Here's the function that we use to scrape pages from AustralianBioinformatics.net (thanks Neil!)
scrape <- function(page, domain="australianbioinformatics.net"){
url <- paste("http:/", domain, page, sep="/")
doc <- htmlTreeParse(url, useInternalNodes = T)
extract <- function(x) c(xmlAttrs(x, "href"), xmlValue(x))
hyperlinks <- xpathSApply(
doc,
"//div[@class='journal-archive-set']//li/a",
extract)
data.frame(link=hyperlinks[1,], text=hyperlinks[2,], stringsAsFactors=FALSE)
}
Now we use it to scrape the pages containing events and jobs, and create a dataframe containing everything, plus a factor to describe the type of link (job or event)
events <- rbind(scrape("upcoming-events-index"), scrape("past-events-index"), scrape("training-index"))
jobs <- rbind(scrape("open-jobs-index"), scrape("past-jobs-index"))
raw <- rbind(events, jobs)
raw$type <- factor(rep(c("event", "job"), c(nrow(events), nrow(jobs))))
rm(events, jobs)
The SquareSpace 5 content management system behind AustralianBioinformatics.net has a setting to ensure that links to blog entries are prefaced by the date of the entry, e.g., /events/2014/10/11/abic-2014-australian-bioinformatics-conference.html. Unfortunately, this got turned off by accident for a period of time and some of the links are missing date information as a result.

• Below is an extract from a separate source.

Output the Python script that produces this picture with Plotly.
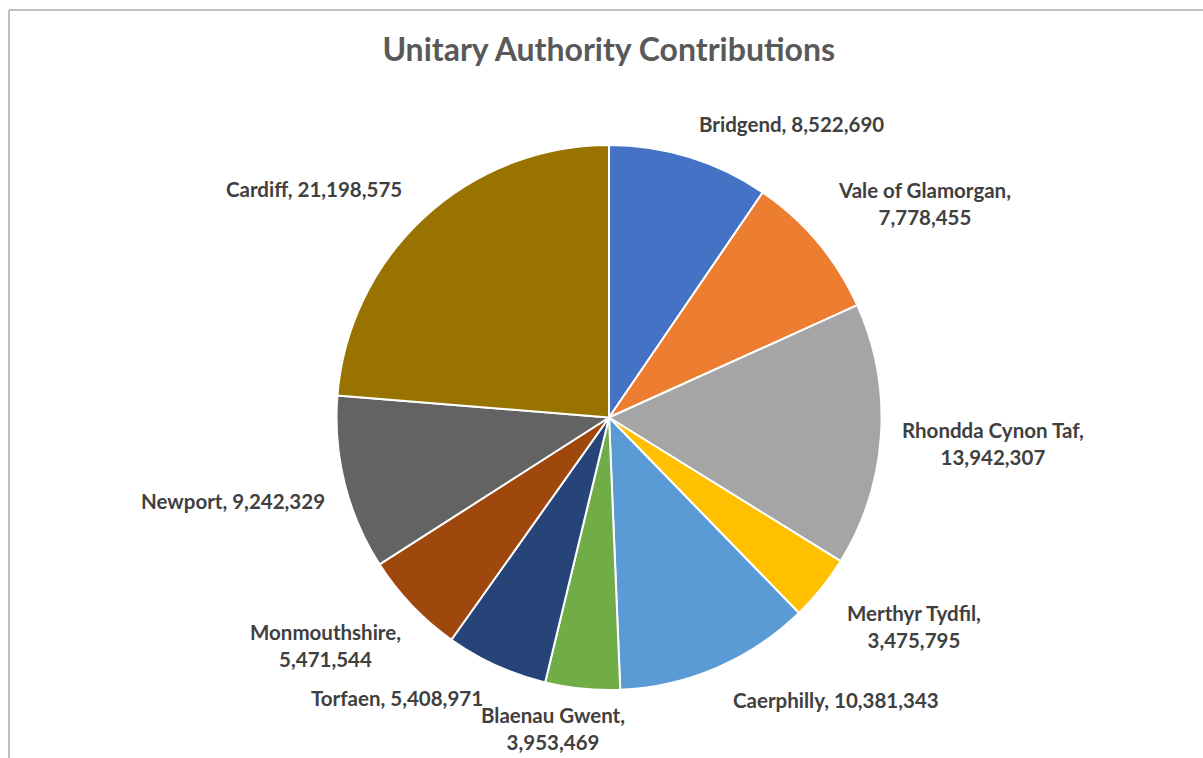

This next bit of code reads in and applies a file of “fixes” for the 30 posts that occurred when post dates were not being recorded. Notice the check to make sure that the merge hasn't accidentally dropped or added any records
fixes <- read.csv("data/ABN Advertising 20140602.csv", stringsAsFactors=FALSE)
ads <- merge(raw, fixes, all=TRUE)
stopifnot(nrow(ads)==nrow(raw))
as.is <- is.na(ads$fixed)
ads$fixed[as.is] <- ads$link[as.is]
rm(as.is, fixes)
Now we split the fixed link into seperate fields using the “/” character as the seperator. We then restrict out attention to the ads that have six fields
fields <- strsplit(ads$fixed, "/")
ads <- subset(ads, sapply(fields, length)==6)

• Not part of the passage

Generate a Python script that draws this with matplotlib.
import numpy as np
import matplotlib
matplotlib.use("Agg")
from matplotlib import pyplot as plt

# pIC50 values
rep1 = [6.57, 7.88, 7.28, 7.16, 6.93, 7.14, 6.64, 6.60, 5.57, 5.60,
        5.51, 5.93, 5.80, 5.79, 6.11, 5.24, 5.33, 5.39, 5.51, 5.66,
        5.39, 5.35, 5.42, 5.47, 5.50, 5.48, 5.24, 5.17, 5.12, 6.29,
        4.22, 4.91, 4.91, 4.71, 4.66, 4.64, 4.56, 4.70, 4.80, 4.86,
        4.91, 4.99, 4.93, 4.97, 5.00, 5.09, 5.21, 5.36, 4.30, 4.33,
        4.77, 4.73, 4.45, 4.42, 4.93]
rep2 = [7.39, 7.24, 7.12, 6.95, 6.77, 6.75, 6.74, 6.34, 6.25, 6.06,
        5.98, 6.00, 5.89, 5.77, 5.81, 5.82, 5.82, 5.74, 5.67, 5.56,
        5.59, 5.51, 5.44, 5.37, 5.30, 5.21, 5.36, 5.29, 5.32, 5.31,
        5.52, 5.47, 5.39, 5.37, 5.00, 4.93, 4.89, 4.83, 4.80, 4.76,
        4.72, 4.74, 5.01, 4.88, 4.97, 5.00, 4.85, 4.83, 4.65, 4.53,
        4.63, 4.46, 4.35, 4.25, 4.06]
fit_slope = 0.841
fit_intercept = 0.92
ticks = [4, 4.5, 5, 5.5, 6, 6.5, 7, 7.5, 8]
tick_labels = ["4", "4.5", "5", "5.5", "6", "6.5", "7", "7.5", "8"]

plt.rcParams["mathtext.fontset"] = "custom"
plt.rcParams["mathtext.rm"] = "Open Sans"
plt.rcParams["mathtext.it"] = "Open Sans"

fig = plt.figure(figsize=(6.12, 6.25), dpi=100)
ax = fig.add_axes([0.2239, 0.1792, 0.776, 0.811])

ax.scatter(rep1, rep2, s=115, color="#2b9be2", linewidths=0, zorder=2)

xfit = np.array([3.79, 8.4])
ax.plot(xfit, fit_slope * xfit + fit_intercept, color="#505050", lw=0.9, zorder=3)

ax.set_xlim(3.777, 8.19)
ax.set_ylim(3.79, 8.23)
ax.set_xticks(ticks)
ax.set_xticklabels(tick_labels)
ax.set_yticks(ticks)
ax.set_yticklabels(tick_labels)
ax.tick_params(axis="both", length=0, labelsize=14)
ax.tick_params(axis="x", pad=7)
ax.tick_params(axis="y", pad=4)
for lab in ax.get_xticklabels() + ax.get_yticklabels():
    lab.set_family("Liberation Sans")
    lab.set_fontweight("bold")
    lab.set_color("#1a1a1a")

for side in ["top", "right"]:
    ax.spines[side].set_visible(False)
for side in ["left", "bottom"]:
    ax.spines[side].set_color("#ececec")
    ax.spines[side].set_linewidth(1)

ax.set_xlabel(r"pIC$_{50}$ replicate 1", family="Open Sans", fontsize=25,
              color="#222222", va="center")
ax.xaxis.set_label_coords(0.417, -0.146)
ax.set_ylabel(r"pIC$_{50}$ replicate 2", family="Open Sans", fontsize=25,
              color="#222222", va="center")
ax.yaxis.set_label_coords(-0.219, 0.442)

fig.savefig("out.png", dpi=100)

Now we are working with links that we know have six fields, we convert the list of fields to a dataframe, pull our the ones we're interested in, convert them to dates, and tack them onto our ads dataframe
fields <- data.frame(t(sapply(strsplit(ads$fixed, "/"),c)), stringsAsFactors=FALSE)

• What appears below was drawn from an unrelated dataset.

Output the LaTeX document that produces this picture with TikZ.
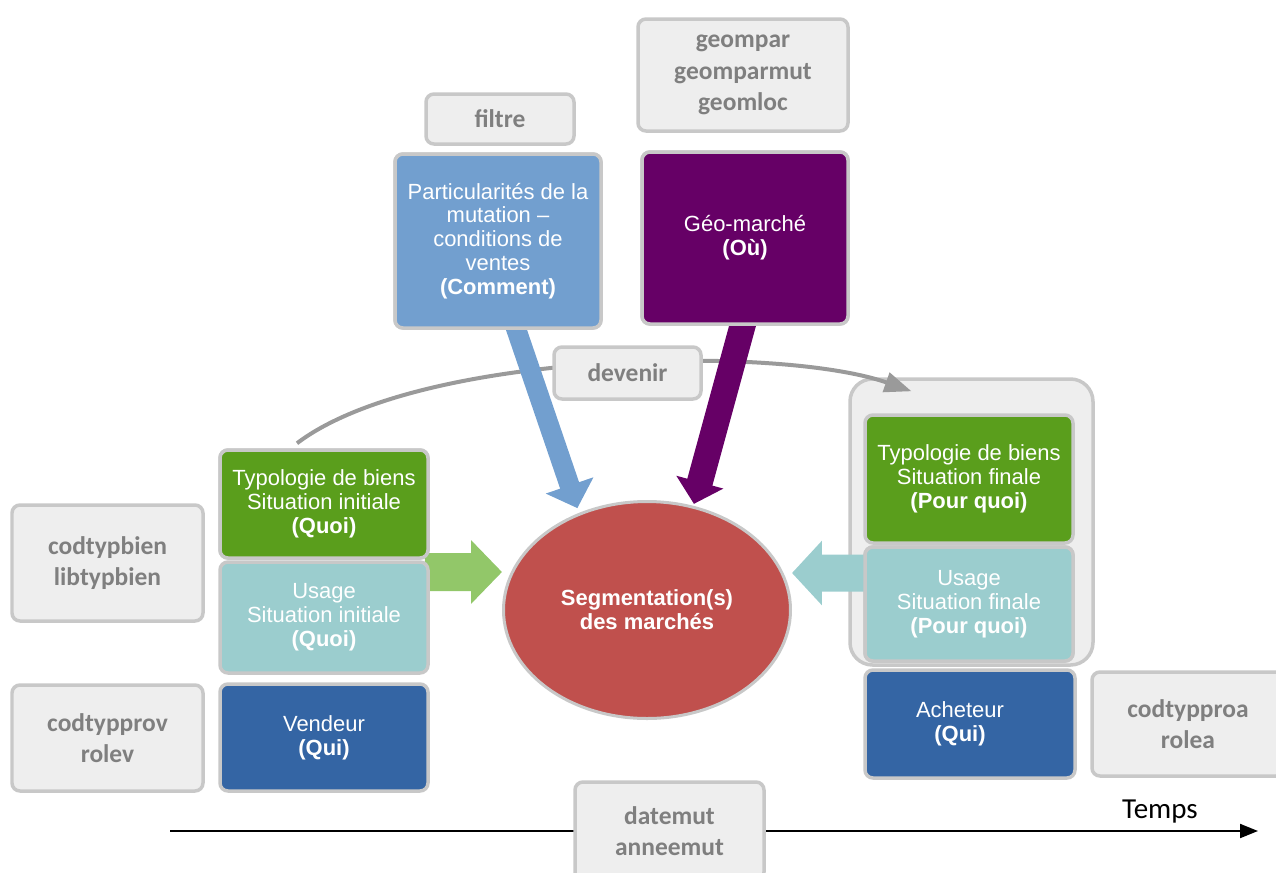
\documentclass[tikz,border=0pt]{standalone}
\usepackage{fontspec}
\setmainfont{Liberation Sans}
\newfontfamily\varfont{Carlito}
\usetikzlibrary{arrows.meta,shapes.geometric}

\definecolor{boxfill}{HTML}{EEEEEE}
\definecolor{edge}{HTML}{C8C8C8}
\definecolor{vartext}{HTML}{7F7F7F}
\definecolor{typogreen}{HTML}{5A9E1C}
\definecolor{usageteal}{HTML}{9BCDCE}
\definecolor{rolblue}{HTML}{3465A4}
\definecolor{condblue}{HTML}{729FCF}
\definecolor{geopurple}{HTML}{660066}
\definecolor{segred}{HTML}{C0504D}
\definecolor{arrowgreen}{HTML}{92C769}
\definecolor{flowgray}{HTML}{9A9A9A}

\begin{document}
\begin{tikzpicture}[x=0.02cm,y=-0.02cm,
  wh/.style 2 args={minimum width=#1*0.02cm, minimum height=#2*0.02cm},
  frame/.style={draw=edge, line width=0.07cm, rounded corners=0.16cm,
                inner sep=0pt, align=center},
  var/.style={frame, fill=boxfill, text=vartext,
              font=\varfont\bfseries\fontsize{14.5}{18}\selectfont},
  topic/.style={frame, text=white, font=\fontsize{12.5}{13.6}\selectfont},
  blockarrow/.style={line width=#1}]
\useasboundingbox (0,0) rectangle (1276,873);
\clip (0,0) rectangle (1276,873);

% central ellipse
\node[ellipse, draw=edge, line width=0.06cm, fill=segred, wh={287}{217},
      text=white, align=center, inner sep=0pt,
      font=\bfseries\fontsize{12.5}{13.8}\selectfont]
  (seg) at (647,610) {Segmentation(s)\\des marchés};

% boxes whose position the connectors refer to
\path
  node[topic, fill=typogreen, wh={208}{108}] (typoIni) at (324,504) {}
  node[topic, fill=condblue, wh={206}{174}] (particul) at (498,241) {}
  node[topic, fill=geopurple, wh={206}{172}] (geomarche) at (745,238) {}
  node[frame, fill=boxfill, rounded corners=0.45cm, wh={243}{286}] (finalbox) at (971.5,522) {}
  node[topic, fill=usageteal, wh={208}{114}] (usageFin) at (969,604) {};

% "devenir" link from the initial to the final situation
\draw[flowgray, line width=0.08cm, -{Triangle[length=0.54cm, width=0.4cm]}]
  ([xshift=-0.54cm, yshift=0.1cm]typoIni.north)
  .. controls (420,350) and (780,345) ..
  ([xshift=-1.2cm, yshift=-0.28cm]finalbox.north);

% block arrows towards the segmentation
\draw[condblue, blockarrow=0.4cm, -{Triangle[width=0.98cm, length=0.48cm]}, shorten >=0.1cm]
  ([xshift=0.28cm, yshift=0.26cm]particul.south) -- (seg.125);
\draw[geopurple, blockarrow=0.52cm, -{Triangle[width=0.95cm, length=0.45cm]}, shorten >=0.04cm]
  ([yshift=0.18cm]geomarche.south) -- (seg.66);
\draw[arrowgreen, blockarrow=0.76cm, -{Triangle[width=1.24cm, length=0.62cm]}]
  ([xshift=-0.1cm, yshift=-0.245cm]typoIni.south east) -- ([yshift=0.76cm]seg.west);
\draw[usageteal, blockarrow=0.74cm, -{Triangle[width=1.26cm, length=0.6cm]}]
  ([xshift=0.1cm, yshift=0.62cm]usageFin.west) -- ([yshift=0.74cm]seg.east);

% time axis
\coordinate (tstart) at (170,831);
\coordinate (tend) at (1258,831);
\draw[black, line width=0.04cm, -{Triangle[length=0.36cm, width=0.28cm]}] (tstart) -- (tend);
\node[font=\varfont\fontsize{16.5}{18}\selectfont, inner sep=0pt] (temps) at (1160,812) {Temps};

% topic boxes (drawn over the arrow shafts)
\node[topic, fill=condblue, wh={206}{174}] at (particul) {Particularités de la\\mutation --\\conditions de\\ventes\\\textbf{(Comment)}};
\node[topic, fill=geopurple, wh={206}{172}] at (geomarche) {Géo-marché\\\textbf{(Où)}};
\node[topic, fill=typogreen, wh={208}{108}] at (typoIni) {Typologie de biens\\Situation initiale\\\textbf{(Quoi)}};
\node[topic, fill=usageteal, wh={208}{111}] (usageIni) at (324,617.5) {Usage\\Situation initiale\\\textbf{(Quoi)}};
\node[topic, fill=rolblue, wh={208}{107}] (vendeur) at (324,737.5) {Vendeur\\\textbf{(Qui)}};
\node[topic, fill=typogreen, wh={208}{128}] (typoFin) at (969,479) {Typologie de biens\\Situation finale\\\textbf{(Pour quoi)}};
\node[topic, fill=usageteal, wh={208}{114}] at (usageFin) {Usage\\Situation finale\\\textbf{(Pour quoi)}};
\node[topic, fill=rolblue, wh={210}{108}] (acheteur) at (970,724) {\hspace*{-0.4cm}Acheteur\\\hspace*{-0.4cm}\textbf{(Qui)}};

% variable boxes
\node[var, wh={148}{50}] (filtre) at (500,119) {filtre};
\node[var, wh={210}{112}] (geomvars) at (743,75) {geompar\\geomparmut\\geomloc};
\node[var, wh={147}{52}] (devenir) at (627.5,373) {devenir};
\node[var, wh={191}{116}] (typbien) at (107.5,563) {codtypbien\\libtypbien};
\node[var, wh={191}{106}] (roleV) at (107.5,738) {codtypprov\\rolev};
\node[var, wh={192}{104}] (roleA) at (1188,724) {codtypproa\\rolea};
\node[var, wh={189}{98}] (datemut) at (669.5,831) {datemut\\anneemut};
\end{tikzpicture}
\end{document}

ads$date <- ymd(paste(fields$X3, fields$X4, fields$X5, sep="/"))
rm(fields)
Let's try to categorise our events and jobs based on some keywords
patterns <- read.csv("data/patterns.csv", stringsAsFactors=FALSE)
regexps <- unique(
ddply(patterns,
.(type,class),
function(x) data.frame(
type=x$type,
regexp=paste(x$pattern, collapse="|"),
class=x$class,
stringsAsFactors=FALSE)
)
)
ads$subtype <- rep("other", nrow(ads))
for(i in 1:nrow(regexps)){
matches <- grepl(regexps$regexp[i], ads$text, ignore.case=TRUE)
type <- ads$type==regexps$type[i]
ads$subtype[matches&type] <- regexps$class[i]
}
rm(i, matches, type)
#View(subset(ads, subtype=="other", select=c("type","subtype", "text")), title="result")
#table(ads$subtype, ads$type)
Let's plot the cumulative number of events and jobs/opportunities advertised on the site
type.df <-
ddply(ads,
.(type),
function(x) data.frame(
type=x$type,
date=sort(x$date),
cumulative=1:nrow(x)
)
)
ggplot(data=type.df, aes(x=date,y=cumulative, group=type)) +
geom_line(aes(colour=type)) +
geom_vline(xintercept=as.numeric(as.POSIXct(today())), linetype=4)
Now let's break that down for jobs
subtype.df <-
ddply(ads,
.(subtype),
function(x) data.frame(
type=x$type,
subtype=x$subtype,
date=sort(x$date),
cumulative=1:nrow(x)
)
)
ggplot(data=subset(subtype.df, type=="job"), aes(x=date,y=cumulative, group=subtype)) +
geom_line(aes(colour=subtype)) +
geom_vline(xintercept = as.numeric(as.POSIXct(today())), linetype=4) +
facet_grid(~type)
and events
ggplot(data=subset(subtype.df, type=="event"), aes(x=date,y=cumulative, group=subtype)) +
geom_line(aes(colour=subtype)) +
geom_vline(xintercept = as.numeric(as.POSIXct(today())), linetype=4) +
facet_grid(~type)
My next challenge is to explore this with the googleVis package's gvisAnnotationChart.